Knowledge and awareness will prevent a second Holocaust, God forbid, from
taking place. The fact of knowing and identifying with communities connects us
and proves that all children of Israel are brothers, and each is involved with
the other.
[Page 8]
We were very excited about appearing on Youth Television. Who wouldn't want to
be on television? It's what most young people want most.
For two and a half hours they filmed us. We interviewed people from Dvinsk, asked them questions, and got very emotional.
The director, Leah Byrech, told us exactly when the program would be broadcast and we looked forward to watching it. We were on television for fifteen minutes. After the broadcast, I spent some time thinking about the matter. Would the students who saw us at work memorializing the community of Dvinsk follow in our footsteps one day?
But I realized that I myself had learned a lot from the work, which was done in the after-school hours.
For the most part I went to interview people, survivors from the community.
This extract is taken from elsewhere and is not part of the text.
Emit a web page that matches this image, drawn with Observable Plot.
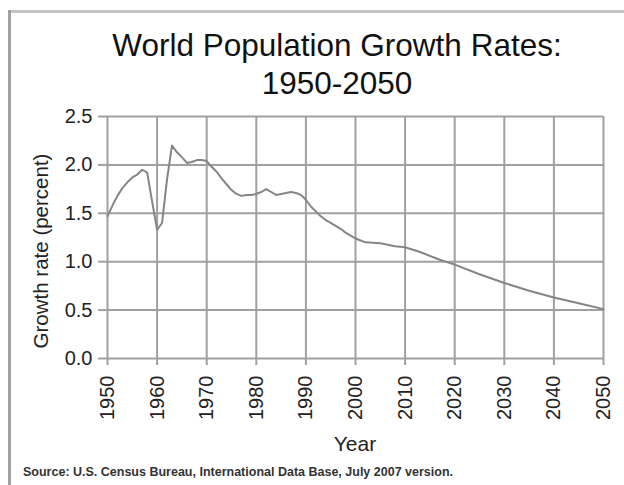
<!DOCTYPE html>
<html>
<head>
<meta charset="utf-8">
<script src="https://cdn.jsdelivr.net/npm/d3@7"></script>
<script src="https://cdn.jsdelivr.net/npm/@observablehq/plot@0.6"></script>
<style>
  html, body { margin: 0; padding: 0; background: #fff; }
  #wrap { position: relative; width: 624px; height: 485px; overflow: hidden; font-family: "Liberation Sans", Arial, sans-serif; }
  #wrap svg { position: absolute; left: 0; top: 0; }
  .abs { position: absolute; white-space: nowrap; }
</style>
</head>
<body>
<div id="wrap"></div>
<script>
const title = ["World Population Growth Rates:", "1950-2050"];
const yLabel = "Growth rate (percent)";
const xLabel = "Year";
const source = "Source: U.S. Census Bureau, International Data Base, July 2007 version.";

const years = [1950,1951,1952,1953,1954,1955,1956,1957,1958,1959,
  1960,1961,1962,1963,1964,1965,1966,1967,1968,1969,
  1970,1971,1972,1973,1974,1975,1976,1977,1978,1979,
  1980,1981,1982,1983,1984,1985,1986,1987,1988,1989,
  1990,1991,1992,1993,1994,1995,1996,1997,1998,1999,
  2000,2002,2005,2008,2010,2013,2017,2020,2025,2030,2035,2040,2045,2050];
const rates = [1.47,1.58,1.68,1.76,1.82,1.87,1.90,1.95,1.92,1.62,
  1.33,1.40,1.85,2.20,2.13,2.08,2.02,2.03,2.05,2.05,
  2.04,1.98,1.93,1.86,1.80,1.74,1.70,1.68,1.69,1.69,
  1.70,1.72,1.75,1.72,1.69,1.70,1.71,1.72,1.71,1.69,
  1.64,1.57,1.52,1.47,1.43,1.40,1.37,1.34,1.30,1.27,
  1.24,1.20,1.19,1.16,1.15,1.10,1.02,0.97,0.87,0.78,0.70,0.63,0.57,0.51];
const xTicks = [1950,1960,1970,1980,1990,2000,2010,2020,2030,2040,2050];
const yTicks = [0,0.5,1.0,1.5,2.0,2.5];

const data = years.map((y, i) => ({year: y, rate: rates[i]}));
const gridColor = "#a0a0a0";

const chart = Plot.plot({
  width: 624,
  height: 485,
  marginTop: 116,
  marginBottom: 127,
  marginLeft: 107,
  marginRight: 21,
  style: {fontFamily: "'Liberation Sans', Arial, sans-serif", color: "#222", background: "transparent"},
  x: {domain: [1950, 2050]},
  y: {domain: [0, 2.5]},
  marks: [
    Plot.gridX(xTicks, {stroke: gridColor, strokeOpacity: 1, strokeWidth: 2}),
    Plot.gridY(yTicks, {stroke: gridColor, strokeOpacity: 1, strokeWidth: 2}),
    Plot.axisX(xTicks, {tickFormat: d => String(d), tickRotate: -90, tickSize: 7, tickPadding: 10,
      fontSize: 20, stroke: gridColor, strokeWidth: 2, label: null, fill: "#222"}),
    Plot.axisY(yTicks, {tickFormat: d3.format(".1f"), tickSize: 9, tickPadding: 6,
      fontSize: 20, stroke: gridColor, strokeWidth: 2, label: null, fill: "#222"}),
    Plot.line(data, {x: "year", y: "rate", stroke: "#858585", strokeWidth: 2})
  ]
});

const wrap = document.getElementById("wrap");
wrap.appendChild(chart);

function addDiv(text, css) {
  const d = document.createElement("div");
  d.className = "abs";
  d.textContent = text;
  Object.assign(d.style, css);
  wrap.appendChild(d);
  return d;
}
// frame borders
addDiv("", {left: "8px", top: "10px", width: "616px", height: "3px", background: "#c4c4c4"});
addDiv("", {left: "8px", top: "10px", width: "3px", height: "475px", background: "#a0a0a0"});

const t = document.createElement("div");
t.className = "abs";
Object.assign(t.style, {left: "40px", width: "594px", top: "26px", textAlign: "center",
  fontSize: "31.5px", lineHeight: "38px", color: "#111"});
title.forEach((line, i) => {
  const s = document.createElement("div");
  s.textContent = line;
  t.appendChild(s);
});
wrap.appendChild(t);

addDiv(yLabel, {left: "40px", top: "251px", fontSize: "20.5px", lineHeight: "21px", color: "#222",
  transform: "translate(-50%, -50%) rotate(-90deg)"});
addDiv(xLabel, {left: "355px", top: "433px", fontSize: "21px", lineHeight: "21px", color: "#222",
  transform: "translateX(-50%)"});
addDiv(source, {left: "23px", top: "466px", fontSize: "12.5px", lineHeight: "13px", fontWeight: "bold", color: "#333"});
</script>
</body>
</html>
I heard directly from them about the past of the community, and I was amazed: how did the Jews in the Diaspora know how to create such fine cultural institutions in their communities? How did the community know to preserve the unity of the Jews? How did they battle against the foreign rulers for each crumb of autonomy, and win?
The community took care of its own, providing food for widows and orphans, obtaining aid and assistance for the needy, and it seemed to me the warmth enveloped me as I listened to the survivors from the community telling me what life was like in the foreign and hostile Diaspora.
I understood the expression: All Jews are responsible for one another.
I identified with the innocent victims of the Holocaust who were destroyed through no fault of their own, only because they were Jews. The martyrization of the Jews, which can be traced through many generations, instilled pride in me; here I am, a Jew living in my own land, and I want to give her my very best.